Bariatric Surgeries Are Too Drastic and Too Costly to Insure

MAY 01, 2004
Susan Farley

The widespread demand for bariatric surgeries has caused health insurers to reevaluate the risks and benefits for their members, and many HMOs are ending coverage or limiting qualifying patients. This cutback comes at a time when the US government has declared obesity a public health crisis, and the number of bariatric procedures performed each year has jumped from approximately 16,000 in the early 1990s to 103,000 last year, according to Robert Steinbrook, MD, a deputy editor of the New England Journal of Medicine.

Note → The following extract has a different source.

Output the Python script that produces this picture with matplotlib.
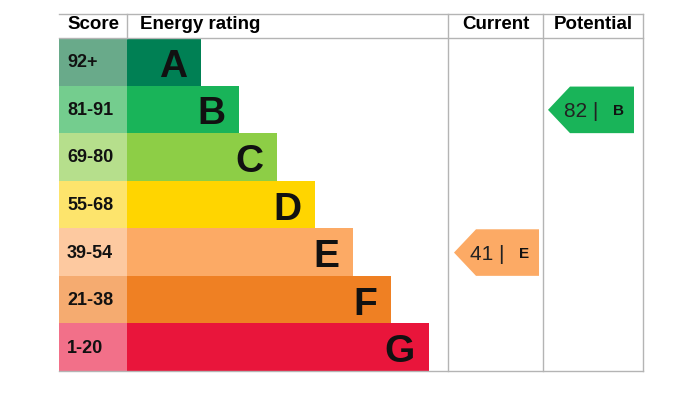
import numpy as np
import matplotlib
matplotlib.use('Agg')
import matplotlib.pyplot as plt
from matplotlib.patches import Polygon

plt.rcParams['font.family'] = ['Liberation Sans', 'DejaVu Sans']

# chart data
bands = ['A', 'B', 'C', 'D', 'E', 'F', 'G']
score_labels = ['92+', '81-91', '69-80', '55-68', '39-54', '21-38', '1-20']
score_low = [92, 81, 69, 55, 39, 21, 1]
bar_rank = [1, 2, 3, 4, 5, 6, 7]
band_colours = ['#008054', '#19b459', '#8dce46', '#ffd500',
                '#fcaa65', '#ef8023', '#e9153b']
score_colours = ['#69aa8a', '#74cd8e', '#b6df8c', '#fde46c',
                 '#fdc9a0', '#f5ab70', '#f27089']
headers = ['Score', 'Energy rating', 'Current', 'Potential']
current = 41
potential = 82

# layout (pixels)
W, H = 695, 400
left, right = 59, 643
top, head_bot = 14, 38
row_h = (371 - 38) / 7.0
score_right = 127
cur_x, pot_x = 448, 543
grid = '#b4b4b4'


def band_of(value):
    for i, lo in enumerate(score_low):
        if value >= lo:
            return i
    return len(bands) - 1


fig = plt.figure(figsize=(W / 100, H / 100), dpi=100)
ax = fig.add_axes([0, 0, 1, 1])
ax.set_xlim(0, W)
ax.set_ylim(H, 0)
ax.axis('off')

ys = head_bot + row_h * np.arange(len(bands)) + row_h / 2
widths = 36 + 38 * np.array(bar_rank)

ax.barh(ys, score_right - left, left=left, height=row_h,
        color=score_colours, linewidth=0)
ax.barh(ys, widths, left=score_right, height=row_h,
        color=band_colours, linewidth=0)

for y, lab, w, b in zip(ys, score_labels, widths, bands):
    ax.text(67, y + 5.5, lab, fontsize=13, fontweight='bold',
            va='baseline', ha='left', color='#111111')
    ax.text(score_right + w - 14, y + 15, b, fontsize=28, fontweight='bold',
            va='baseline', ha='right', color='#111111')

# grid lines
bottom = head_bot + row_h * 7
ax.plot([left, right], [top, top], color=grid, lw=1)
ax.plot([left, right], [head_bot, head_bot], color=grid, lw=1)
ax.plot([left, right], [bottom, bottom], color=grid, lw=1)
ax.plot([score_right, score_right], [top, head_bot], color=grid, lw=1)
for x in (cur_x, pot_x, right):
    ax.plot([x, x], [top, bottom], color=grid, lw=1)

# headers
head_y = 29
hs = 13.5
ax.text(93, head_y, headers[0], fontsize=hs, fontweight='bold',
        ha='center', va='baseline')
ax.text(140, head_y, headers[1], fontsize=hs, fontweight='bold',
        ha='left', va='baseline')
ax.text((cur_x + pot_x) / 2, head_y, headers[2], fontsize=hs,
        fontweight='bold', ha='center', va='baseline')
ax.text((pot_x + right) / 2, head_y, headers[3], fontsize=hs,
        fontweight='bold', ha='center', va='baseline')


def arrow(x0, x1, value):
    i = band_of(value)
    y0 = head_bot + row_h * i + 1
    y1 = y0 + row_h - 1
    ym = (y0 + y1) / 2
    tip = 22
    pts = [(x0, ym), (x0 + tip, y0), (x1, y0), (x1, y1), (x0 + tip, y1)]
    ax.add_patch(Polygon(pts, closed=True, color=band_colours[i], lw=0))
    ax.text(x0 + 16, ym + 7.5, '%d |' % value, fontsize=15, ha='left',
            va='baseline', color='#222222')
    ax.text(x1 - 10, ym + 5.5, bands[i], fontsize=11, fontweight='bold',
            ha='right', va='baseline', color='#111111')


arrow(454, 539, current)
arrow(548, 634, potential)

fig.savefig('out.png', dpi=100)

The $30,000 procedure is considered a lucrative surgery for physicians, and there is increased concern about the number of unqualified doctors performing the surgery. The surgery is recommended for the "morbidly obese," meaning men who are 100 lb overweight and women who are 80 lb overweight?or 4.7% of the US population. Blue Cross and Blue Shield of Florida will end coverage next year. That HMO's Vice President Barry Schwartz, MD, has said that risk, not cost, was the main factor in dropping coverage. He contends that obesity is a condition, not a disease, and can be modified with diet and exercise. Morgan Downey of the American Obesity Association, however, disagrees, calling diet and exercise a "simplistic" remedy. Downey has stated, "The irony is that they're still paying for all the conditions that obesity causes," such as diabetes, hypertension, arthritis, and heart disease.